▸ **Work to be completed**
Retype the lines beneath this one, from the first through the line containing "ScatterChart, XAxis, YAxis". Pictures are left out.

▸ **Extracted data entries**

--------------------

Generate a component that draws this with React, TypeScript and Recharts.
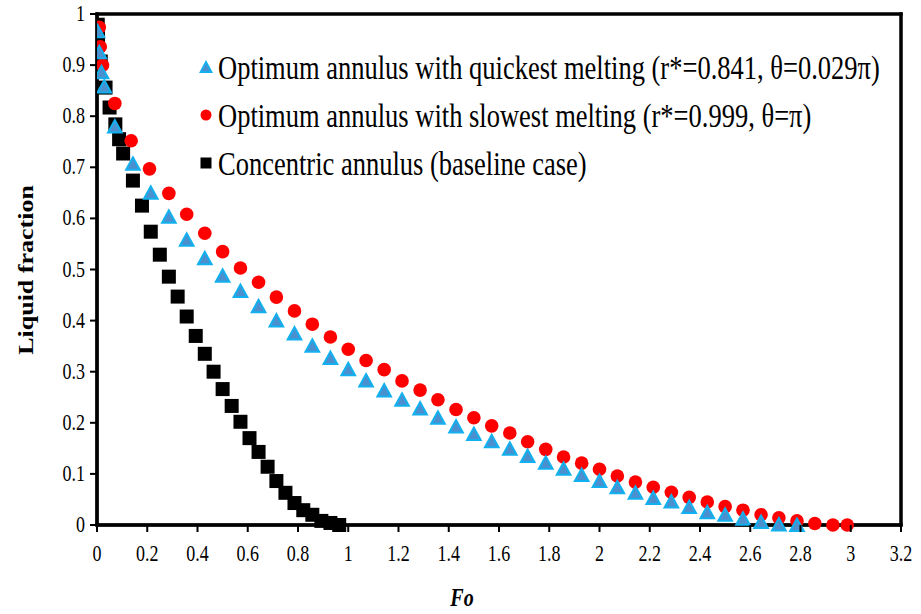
import * as Recharts from "recharts";
import { Scatter, ScatterChart, XAxis, YAxis } from "recharts";

// Fo (x) and liquid fraction (y) for each case.
const quickFo = [
  0.002, 0.009, 0.018, 0.029, 0.071, 0.143, 0.214, 0.286, 0.357, 0.429, 0.5, 0.571, 0.643, 0.714,
  0.786, 0.857, 0.929, 1.0, 1.071, 1.143, 1.214, 1.286, 1.357, 1.429, 1.5, 1.571, 1.643, 1.714,
  1.786, 1.857, 1.929, 2.0, 2.071, 2.143, 2.214, 2.286, 2.357, 2.429, 2.5, 2.571, 2.643, 2.714,
  2.786,
];
const quickLf = [
  0.966, 0.925, 0.886, 0.858, 0.78, 0.707, 0.65, 0.603, 0.558, 0.522, 0.488, 0.458, 0.428, 0.4,
  0.375, 0.351, 0.327, 0.305, 0.283, 0.263, 0.245, 0.228, 0.21, 0.193, 0.178, 0.164, 0.149, 0.135,
  0.122, 0.11, 0.098, 0.086, 0.074, 0.063, 0.053, 0.046, 0.035, 0.025, 0.02, 0.012, 0.006, 0.001,
  0.0,
];

const slowFo = [
  0.009, 0.013, 0.022, 0.071, 0.136, 0.209, 0.286, 0.357, 0.429, 0.5, 0.571, 0.643, 0.714, 0.786,
  0.857, 0.929, 1.0, 1.071, 1.143, 1.214, 1.286, 1.357, 1.429, 1.5, 1.571, 1.643, 1.714, 1.786,
  1.857, 1.929, 2.0, 2.071, 2.143, 2.214, 2.286, 2.357, 2.429, 2.5, 2.571, 2.643, 2.714, 2.786,
  2.857, 2.929, 2.986,
];
const slowLf = [
  0.974, 0.936, 0.9, 0.825, 0.752, 0.697, 0.649, 0.608, 0.571, 0.535, 0.503, 0.475, 0.446, 0.419,
  0.393, 0.368, 0.344, 0.322, 0.304, 0.282, 0.264, 0.245, 0.226, 0.21, 0.194, 0.18, 0.163, 0.148,
  0.133, 0.121, 0.109, 0.096, 0.084, 0.074, 0.064, 0.054, 0.045, 0.036, 0.029, 0.02, 0.014, 0.008,
  0.003, 0.0, 0.0,
];

const baseFo = [
  0.003, 0.004, 0.015, 0.034, 0.05, 0.073, 0.088, 0.104, 0.143, 0.179, 0.214, 0.25, 0.286, 0.321,
  0.357, 0.393, 0.429, 0.464, 0.5, 0.536, 0.571, 0.607, 0.643, 0.679, 0.714, 0.75, 0.786, 0.821,
  0.857, 0.893, 0.929, 0.964,
];
const baseLf = [
  0.979, 0.952, 0.907, 0.856, 0.817, 0.784, 0.755, 0.727, 0.674, 0.625, 0.574, 0.529, 0.486,
  0.447, 0.408, 0.37, 0.335, 0.3, 0.266, 0.233, 0.202, 0.17, 0.143, 0.114, 0.086, 0.063, 0.043,
  0.029, 0.02, 0.008, 0.004, 0.0,
];

const xTicks = [0, 0.2, 0.4, 0.6, 0.8, 1, 1.2, 1.4, 1.6, 1.8, 2, 2.2, 2.4, 2.6, 2.8, 3, 3.2];
const yTicks = [0, 0.1, 0.2, 0.3, 0.4, 0.5, 0.6, 0.7, 0.8, 0.9, 1];

const quickLabel = "Optimum annulus with quickest melting (r*=0.841, \u03b8=0.029\u03c0)";
const slowLabel = "Optimum annulus with slowest melting (r*=0.999, \u03b8=\u03c0)";
const baseLabel = "Concentric annulus (baseline case)";

const toPoints = (xs: number[], ys: number[]) => xs.map((fo, i) => ({ fo, lf: ys[i] }));

const FONT = "'Liberation Serif', 'Times New Roman', serif";
const STRETCH = 1.3; // the original figure is stretched vertically
const TICK = 7;
const MARGIN = { top: 14, right: 20, bottom: 29, left: 0 };
const Y_WIDTH = 97;
const X_HEIGHT = 60;
const W = 921;
const H = 614;

// plot box, taken from the chart when the hook is there, else from the margins
const usePlotAreaSafe: () => any = (Recharts as any).usePlotArea ?? (() => undefined);
const FALLBACK_AREA = {
  x: MARGIN.left + Y_WIDTH,
  y: MARGIN.top,
  width: W - MARGIN.left - MARGIN.right - Y_WIDTH,
  height: H - MARGIN.top - MARGIN.bottom - X_HEIGHT,
};

function frameRects(a: { x: number; y: number; width: number; height: number }, t: number) {
  return [
    { x: a.x - t / 2, y: a.y - t / 2, width: a.width + t, height: t },
    { x: a.x - t / 2, y: a.y + a.height - t / 2, width: a.width + t, height: t },
    { x: a.x - t / 2, y: a.y - t / 2, width: t, height: a.height + t },
    { x: a.x + a.width - t / 2, y: a.y - t / 2, width: t, height: a.height + t },
  ];
}

function Frame() {
  const a = usePlotAreaSafe() ?? FALLBACK_AREA;
  return (
    <g fill="#000">
      {frameRects(a, 3).map((r, i) => (
        <rect key={i} {...r} />
      ))}
    </g>
  );
}

const TriangleMark = ({ cx, cy }: any) => (
  <g>
    <path d={`M${cx},${cy - 8.5} L${cx + 8.5},${cy + 7} L${cx - 8.5},${cy + 7} Z`} fill="#12b0ee" />
    <path d={`M${cx},${cy - 4.5} L${cx + 5},${cy + 5} L${cx - 5},${cy + 5} Z`} fill="#4b8fcf" />
  </g>
);
const CircleMark = ({ cx, cy }: any) => <circle cx={cx} cy={cy} r={6.8} fill="#ff0000" />;
const SquareMark = ({ cx, cy }: any) => (
  <rect x={cx - 7} y={cy - 7} width={14} height={14} fill="#000000" />
);

const XTick = ({ x, y, payload }: any) => (
  <g>
    <rect x={x - 1} y={y - TICK} width={2} height={TICK} fill="#000" />
    <text
      transform={`translate(${x} ${y + 29}) scale(1 ${STRETCH})`}
      textAnchor="middle"
      fontFamily={FONT}
      fontSize={18}
      fill="#000"
    >
      {payload.value}
    </text>
  </g>
);

const YTick = ({ x, y, payload }: any) => (
  <g>
    <rect x={x} y={y - 1} width={TICK} height={2} fill="#000" />
    <text
      transform={`translate(${x - 5} ${y + 7}) scale(1 ${STRETCH})`}
      textAnchor="end"
      fontFamily={FONT}
      fontSize={18}
      fill="#000"
    >
      {payload.value}
    </text>
  </g>
);

const legendRows = [
  { label: quickLabel, mark: "triangle" },
  { label: slowLabel, mark: "circle" },
  { label: baseLabel, mark: "square" },
];

function LegendBox() {
  return (
    <div
      style={{
        position: "absolute",
        left: 198,
        top: 43,
        fontFamily: FONT,
        fontSize: 26.5,
        color: "#000",
        whiteSpace: "nowrap",
      }}
    >
      {legendRows.map((row) => (
        <div key={row.label} style={{ display: "flex", alignItems: "center", height: 48 }}>
          <svg width={16} height={16} style={{ marginRight: 4 }}>
            {row.mark === "triangle" && (
              <>
                <path d="M8,1 L15,14 L1,14 Z" fill="#12b0ee" />
                <path d="M8,5 L12,12 L4,12 Z" fill="#4b8fcf" />
              </>
            )}
            {row.mark === "circle" && <circle cx={8} cy={8} r={5.5} fill="#ff0000" />}
            {row.mark === "square" && <rect x={2.5} y={2.5} width={11} height={11} fill="#000" />}
          </svg>
          <span style={{ display: "inline-block", transform: `scaleY(${STRETCH})` }}>
            {row.label}
          </span>
        </div>
      ))}
    </div>
  );
}

export default function App() {
  return (
    <div style={{ position: "absolute", left: 0, top: 0, width: W, height: H, background: "#fff" }}>
      <ScatterChart width={W} height={H} margin={MARGIN}>
        <XAxis
          type="number"
          dataKey="fo"
          domain={[0, 3.2]}
          ticks={xTicks}
          interval={0}
          allowDataOverflow
          height={X_HEIGHT}
          stroke="#000"
          axisLine={{ stroke: "#000", strokeWidth: 3 }}
          tickLine={false}
          tickSize={TICK}
          tickMargin={0}
          tick={<XTick />}
        />
        <YAxis
          type="number"
          dataKey="lf"
          domain={[0, 1]}
          ticks={yTicks}
          interval={0}
          width={Y_WIDTH}
          stroke="#000"
          axisLine={{ stroke: "#000", strokeWidth: 3 }}
          tickLine={false}
          tickSize={TICK}
          tickMargin={0}
          tick={<YTick />}
        />
        {/* plain box as direct children, in case components are skipped */}
        {frameRects(FALLBACK_AREA, 3).map((r, i) => (
          <rect key={`box-${i}`} {...r} fill="#000" />
        ))}
        <Frame />
        <Scatter
          name={baseLabel}
          data={toPoints(baseFo, baseLf)}
          shape={<SquareMark />}
          isAnimationActive={false}
        />
        <Scatter
          name={slowLabel}
          data={toPoints(slowFo, slowLf)}
          shape={<CircleMark />}
          isAnimationActive={false}
        />
        <Scatter
          name={quickLabel}
          data={toPoints(quickFo, quickLf)}
          shape={<TriangleMark />}
          isAnimationActive={false}
        />
        <text
          transform={`translate(33 270) rotate(-90) scale(${STRETCH} 1)`}
          textAnchor="middle"
          fontFamily={FONT}
          fontWeight="bold"
          fontSize={20}
          fill="#000"
        >
          Liquid fraction
        </text>
        <text
          transform={`translate(462 606) scale(1 ${STRETCH})`}
          textAnchor="middle"
          fontFamily={FONT}
          fontWeight="bold"
          fontStyle="italic"
          fontSize={20}
          fill="#000"
        >
          Fo
        </text>
      </ScatterChart>
      <LegendBox />
    </div>
  );
}
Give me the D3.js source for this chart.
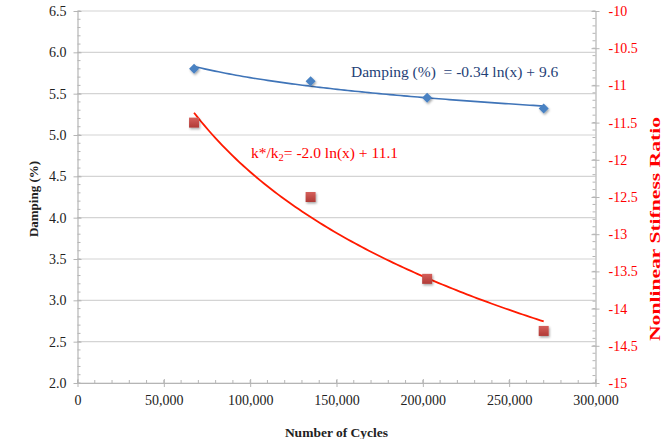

--------------------

▸ **Task output**
Generate a component that draws this with React, TypeScript and Recharts.
import * as Recharts from "recharts";
import { Scatter, ScatterChart, XAxis, YAxis } from "recharts";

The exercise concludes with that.